Minister of State, Government of West Bengal
- Incumbent
- Assumed office 1 June 2026
- Governor: R. N. Ravi
- Chief Minister: Suvendu Adhikari

Member of the West Bengal Legislative Assembly
- Incumbent
- Assumed office 4 May 2026
- Preceded by: Manturam Pakhira
- Constituency: Kakdwip

Personal details
- Born: 1970 (age 55–56) West Bengal, India
- Party: Bharatiya Janata Party
- Parent: Gangadhar Jana (father);
- Education: B.Com, Bangabasi College, University of Calcutta
- Occupation: Politician, Social worker, Businessman

= Dipankar Jana =

Indian politician and social worker

Dipankar Jana is an Indian politician, businessman, and social worker from West Bengal.
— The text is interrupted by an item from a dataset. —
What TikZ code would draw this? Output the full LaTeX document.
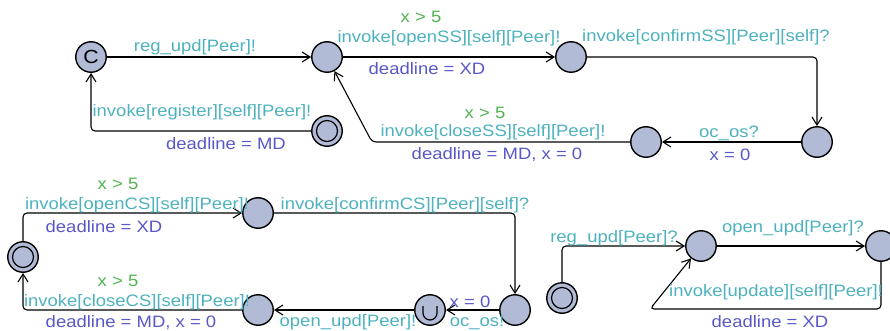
\documentclass[tikz,border=0pt]{standalone}
\usepackage{fontspec}
\setmainfont{Liberation Sans}[FakeStretch=1.12]
\usepackage{xcolor}
\usepackage{tikz}
\usetikzlibrary{arrows.meta}
\definecolor{locfill}{RGB}{178,187,214}
\definecolor{synccol}{RGB}{77,178,190}
\definecolor{guardcol}{RGB}{80,180,80}
\definecolor{updcol}{RGB}{88,88,200}

\begin{document}
\begin{tikzpicture}[x=1pt,y=-1pt,
    every node/.style={font=\fontsize{16.5}{18}\selectfont},
    loc/.style={circle,draw,fill=locfill,line width=1.4pt,minimum size=30.5pt,inner sep=0pt},
    initloc/.style={loc,path picture={\draw[line width=1.2pt] (path picture bounding box.center) circle (10.5pt);}},
    urgloc/.style={loc,path picture={\draw[line width=1.2pt] ([shift={(-7pt,4pt)}]path picture bounding box.center) -- ++(0pt,-7pt) arc[start angle=180,end angle=360,radius=7pt] -- ++(0pt,7pt);}},
    edge/.style={line width=1.1pt,-{Straight Barb[length=8pt,width=10pt]},rounded corners=4pt},
    sync/.style={text=synccol,inner sep=0pt},
    guard/.style={text=guardcol,inner sep=0pt},
    upd/.style={text=updcol,inner sep=0pt}]
    \useasboundingbox (0,0) rectangle (890,331);
        \node (c0) at (91,57)[loc,font=\fontsize{19}{20}\selectfont]{C};
        \node (s1) at (327,57)[loc]{};
        \node (s2) at (571,57)[loc]{};
        \node (s3) at (817,142)[loc]{};
        \node (s4) at (646,142)[loc]{};
        \node (s0) at (327,131)[initloc]{};
        \coordinate (k1) at (372,142);
        \draw[edge] (c0)--(s1);
        \draw[edge] (s1)--(s2);
        \draw[edge] (s2)-|(s3);
        \draw[edge] (s3)--(s4);
        \draw[edge] (s4)--(k1)--(s1);
        \draw[edge] (s0)-|(c0);
        \node (l1) at (195,47)[sync]{reg\_upd[Peer]!};
        \node (l2) at (421,17)[guard]{x > 5};
        \node (l3) at (449,38)[sync]{invoke[openSS][self][Peer]!};
        \node (l4) at (427,69)[upd]{deadline = XD};
        \node (l5) at (706,37)[sync]{invoke[confirmSS][Peer][self]?};
        \node (l6) at (729,133)[sync]{oc\_os?};
        \node (l7) at (730,155)[upd]{x = 0};
        \node (l8) at (485,113)[guard]{x > 5};
        \node (l9) at (493,132)[sync]{invoke[closeSS][self][Peer]!};
        \node (l10) at (497,155)[upd]{deadline = MD, x = 0};
        \node (l11) at (202,112)[sync]{invoke[register][self][Peer]!};
        \node (l12) at (226,144)[upd]{deadline = MD};
        \node (t0) at (23,257)[initloc]{};
        \node (t1) at (258,213)[loc]{};
        \node (t2) at (515,310)[loc]{};
        \node (t3) at (430,310)[urgloc]{};
        \node (t4) at (258,310)[loc]{};
        \draw[edge] (t0)|-(t1);
        \draw[edge] (t1)-|(t2);
        \draw[edge] (t2)--(t3);
        \draw[edge] (t3)--(t4);
        \draw[edge] (t4)-|(t0);
        \node (m1) at (118,184)[guard]{x > 5};
        \node (m2) at (137,205)[sync]{invoke[openCS][self][Peer]!};
        \node (m3) at (104,227)[upd]{deadline = XD};
        \node (m4) at (405,205)[sync]{invoke[confirmCS][Peer][self]?};
        \node (m5) at (470,302)[upd]{x = 0};
        \node (m6) at (477,322)[sync]{oc\_os!};
        \node (m7) at (348,322)[sync]{open\_upd[Peer]!};
        \node (m8) at (118,281)[guard]{x > 5};
        \node (m9) at (137,302)[sync]{invoke[closeCS][self][Peer]!};
        \node (m10) at (131,323)[upd]{deadline = MD, x = 0};
        \node (u0) at (562,298)[initloc]{};
        \node (u1) at (701,246)[loc]{};
        \node (u2) at (881,246)[loc]{};
        \coordinate (k2) at (650,309);
        \draw[edge] (u0)|-(u1);
        \draw[edge] (u1)--(u2);
        \draw[edge] (u2)|-(k2)--(u1);
        \node (r1) at (614,238)[sync]{reg\_upd[Peer]?};
        \node (r2) at (793,228)[sync]{open\_upd[Peer]?};
        \node (r3) at (776,292)[sync]{invoke[update][self][Peer]!};
        \node (r4) at (770,322)[upd]{deadline = XD};
    \end{tikzpicture}
\end{document}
He became a Member of the Legislative Assembly (MLA) from the Kakdwip Assembly Constituency in 2026. He is associated with the Bharatiya Janata Party (BJP) and is known for his social work and public service in the Sundarban region. He is currently serving as the Minister of State of West Bengal.

Before entering politics, Dipankar Jana was involved in business activities in the Sundarban region. Later, he entered active politics and joined the Bharatiya Janata Party in 2015.
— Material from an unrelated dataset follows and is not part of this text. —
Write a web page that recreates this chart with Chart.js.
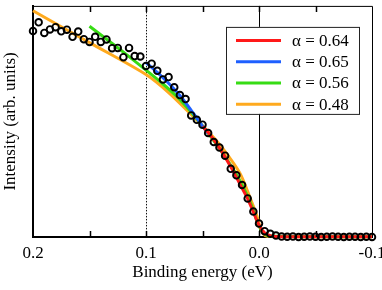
<!DOCTYPE html>
<html>
<head>
<meta charset="utf-8">
<script src="https://cdn.jsdelivr.net/npm/chart.js@4"></script>
<style>
  html, body { margin: 0; padding: 0; background: #fff; }
  #wrap { width: 382px; height: 290px; }
</style>
</head>
<body>
<div id="wrap"><canvas id="chart" width="382" height="290"></canvas></div>
<script>
// measured spectrum (open circles)
const energy = [
  0.200, 0.195, 0.190, 0.185, 0.180, 0.175, 0.170, 0.165, 0.160, 0.155,
  0.150, 0.145, 0.140, 0.135, 0.130, 0.125, 0.120, 0.115, 0.110, 0.105,
  0.100, 0.095, 0.090, 0.085, 0.080, 0.075, 0.070, 0.065, 0.060, 0.055,
  0.050, 0.045, 0.040, 0.035, 0.030, 0.025, 0.020, 0.015, 0.010, 0.005,
  0.000, -0.005, -0.010, -0.015, -0.020, -0.025, -0.030, -0.035, -0.040, -0.045,
  -0.050, -0.055, -0.060, -0.065, -0.070, -0.075, -0.080, -0.085, -0.090, -0.095, -0.100
];
const intensity = [
  0.891, 0.929, 0.883, 0.898, 0.908, 0.890, 0.897, 0.866, 0.889, 0.856,
  0.844, 0.866, 0.844, 0.855, 0.817, 0.818, 0.778, 0.818, 0.783, 0.781,
  0.740, 0.750, 0.719, 0.682, 0.692, 0.648, 0.614, 0.597, 0.526, 0.507,
  0.486, 0.450, 0.411, 0.387, 0.352, 0.295, 0.267, 0.225, 0.167, 0.110,
  0.058, 0.025, 0.014, 0.006, 0.002, 0.001, 0.002, 0.000, 0.001, 0.002,
  0.001, 0.000, 0.001, 0.002, 0.001, 0.000, 0.001, 0.001, 0.000, 0.001, 0.000
];

// fitted curves
const fitLabels = ['α = 0.64', 'α = 0.65', 'α = 0.56', 'α = 0.48'];
const fitColors = ['rgb(255,25,25)', 'rgb(30,95,255)', 'rgb(55,220,20)', 'rgb(255,170,30)'];

const redE = [0.050, 0.045, 0.040, 0.032, 0.024, 0.017, 0.010, 0.005, 0.000, -0.005, -0.010, -0.015, -0.020, -0.100];
const redI = [0.478, 0.452, 0.420, 0.362, 0.295, 0.230, 0.165, 0.108, 0.052, 0.018, 0.006, 0.002, 0.001, 0.001];

const blueE = [0.100, 0.090, 0.080, 0.070, 0.060, 0.050, 0.045];
const blueI = [0.755, 0.712, 0.665, 0.612, 0.548, 0.480, 0.448];

const greenE = [0.150, 0.136, 0.120, 0.100, 0.085, 0.073, 0.060, 0.048, 0.032, 0.017, 0.006, 0.001, -0.004, -0.010, -0.100];
const greenI = [0.912, 0.860, 0.800, 0.722, 0.662, 0.609, 0.540, 0.468, 0.362, 0.245, 0.130, 0.058, 0.018, 0.004, 0.001];

const orangeE = [0.200, 0.150, 0.100, 0.080, 0.060, 0.043, 0.032, 0.017, 0.008, 0.002, -0.001, -0.005, -0.010, -0.100];
const orangeI = [0.979, 0.841, 0.703, 0.625, 0.530, 0.446, 0.383, 0.277, 0.171, 0.093, 0.044, 0.008, 0.002, 0.001];

const xTickValues = [0.2, 0.1, 0.0, -0.1];
const minorTicks = [0.15, 0.1, 0.05, 0.0, -0.05];

const serif = '"Liberation Serif", "Times New Roman", serif';

function pts(xs, ys) {
  return xs.map((x, i) => ({ x: x, y: ys[i] }));
}

function fitSet(idx, xs, ys) {
  return {
    label: fitLabels[idx],
    data: pts(xs, ys),
    borderColor: fitColors[idx],
    backgroundColor: fitColors[idx],
    borderWidth: 3,
    pointRadius: 0,
    showLine: true,
    tension: 0.3,
    clip: false,
    order: idx + 1
  };
}

// frame, ticks, reference lines and legend
const framePlugin = {
  id: 'frame',
  beforeDatasetsDraw(chart) {
    const { ctx, chartArea, scales } = chart;
    const x = scales.x;
    ctx.save();
    // dotted line at 0.1
    ctx.strokeStyle = '#111';
    ctx.lineWidth = 1;
    ctx.setLineDash([1.5, 1.5]);
    let px = Math.round(x.getPixelForValue(0.1)) + 0.5;
    ctx.beginPath();
    ctx.moveTo(px, chartArea.top);
    ctx.lineTo(px, chartArea.bottom);
    ctx.stroke();
    // solid line at 0.0
    ctx.setLineDash([]);
    ctx.strokeStyle = '#000';
    px = Math.round(x.getPixelForValue(0)) + 0.5;
    ctx.beginPath();
    ctx.moveTo(px, chartArea.top);
    ctx.lineTo(px, chartArea.bottom);
    ctx.stroke();
    ctx.restore();
  },
  afterDraw(chart) {
    const { ctx, chartArea, scales } = chart;
    const x = scales.x;
    ctx.save();
    ctx.strokeStyle = '#000';
    ctx.lineWidth = 1;
    // top + right border
    ctx.beginPath();
    ctx.moveTo(chartArea.left, chartArea.top + 0.5);
    ctx.lineTo(chartArea.right + 0.5, chartArea.top + 0.5);
    ctx.lineTo(chartArea.right + 0.5, chartArea.bottom);
    ctx.stroke();
    // inward ticks
    ctx.lineWidth = 1.5;
    minorTicks.forEach(v => {
      const px = Math.round(x.getPixelForValue(v)) + 0.5;
      ctx.beginPath();
      ctx.moveTo(px, chartArea.bottom);
      ctx.lineTo(px, chartArea.bottom - 6);
      ctx.moveTo(px, chartArea.top);
      ctx.lineTo(px, chartArea.top + 6);
      ctx.stroke();
    });

    // legend box
    const bx = chartArea.right - 146, by = chartArea.top + 21, bw = 133, bh = 87;
    ctx.fillStyle = '#fff';
    ctx.fillRect(bx, by, bw, bh);
    ctx.lineWidth = 1;
    ctx.strokeStyle = '#222';
    ctx.strokeRect(bx + 0.5, by + 0.5, bw, bh);
    ctx.font = '17px ' + serif;
    ctx.textBaseline = 'middle';
    ctx.textAlign = 'left';
    fitLabels.forEach((lab, i) => {
      const ly = by + 13.5 + i * 21.3;
      ctx.strokeStyle = fitColors[i];
      ctx.lineWidth = 3;
      ctx.beginPath();
      ctx.moveTo(bx + 10, ly);
      ctx.lineTo(bx + 55, ly);
      ctx.stroke();
      ctx.fillStyle = '#000';
      ctx.fillText(lab, bx + 66, ly + 1);
    });
    ctx.restore();
  }
};

new Chart(document.getElementById('chart'), {
  type: 'scatter',
  data: {
    datasets: [
      {
        label: 'data',
        data: pts(energy, intensity),
        borderColor: '#000',
        backgroundColor: 'rgba(0,0,0,0)',
        borderWidth: 1.9,
        pointRadius: 3.3,
        showLine: false,
        clip: false,
        order: 0
      },
      fitSet(0, redE, redI),
      fitSet(1, blueE, blueI),
      fitSet(2, greenE, greenI),
      fitSet(3, orangeE, orangeI)
    ]
  },
  options: {
    responsive: false,
    animation: false,
    layout: { padding: { top: 1, right: 10, left: 0, bottom: 0 } },
    plugins: { legend: { display: false }, tooltip: { enabled: false } },
    scales: {
      x: {
        type: 'linear',
        reverse: true,
        min: -0.1,
        max: 0.2,
        afterBuildTicks(scale) {
          scale.ticks = xTickValues.map(v => ({ value: v }));
        },
        afterFit(scale) {
          scale.height = 53;
          scale.paddingLeft = 0;
          scale.paddingRight = 0;
        },
        grid: { display: false, drawTicks: false },
        border: { display: true, color: '#000', width: 2 },
        ticks: {
          color: '#000',
          font: { family: serif, size: 17 },
          padding: 6,
          maxRotation: 0,
          autoSkip: false,
          callback: v => (Math.abs(v) < 1e-9 ? '0.0' : v.toFixed(1))
        },
        title: {
          display: true,
          text: 'Binding energy (eV)',
          color: '#000',
          font: { family: serif, size: 17 },
          padding: { top: 0, bottom: 7 }
        }
      },
      y: {
        min: 0,
        max: 1,
        afterFit(scale) { scale.width = 33; },
        grid: { display: false, drawTicks: false },
        border: { display: true, color: '#000', width: 2 },
        ticks: { display: false },
        title: {
          display: true,
          text: 'Intensity (arb. units)',
          color: '#000',
          font: { family: serif, size: 17 },
          padding: { top: 0, bottom: 0 }
        }
      }
    }
  },
  plugins: [framePlugin]
});
</script>
</body>
</html>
He is the son of Gangadhar Jana, who served as the Panchayat Pradhan of Rishi Bankim Chandra Gram Panchayat in 1993.

== Early life and education ==

Dipankar Jana was born in West Bengal. He completed his secondary and higher secondary education from Gobindarampur Aswini Kumar High School. He later completed his Bachelor of Commerce (B.Com) degree from Bangabasi College, affiliated with the University of Calcutta.

== Political career ==

Dipankar Jana joined the Bharatiya Janata Party in 2015. Between 2019 and 2021, he served as the President of Sundarban Organizational District BJP. Later, he became the Convener of South 24 Parganas Bibhag.

He contested the 2021 West Bengal Legislative Assembly election from Kakdwip but was unsuccessful.

In the 2026 West Bengal Legislative Assembly election, he was elected as MLA from Kakdwip, defeating Manturam Pakhira by 4,760 votes.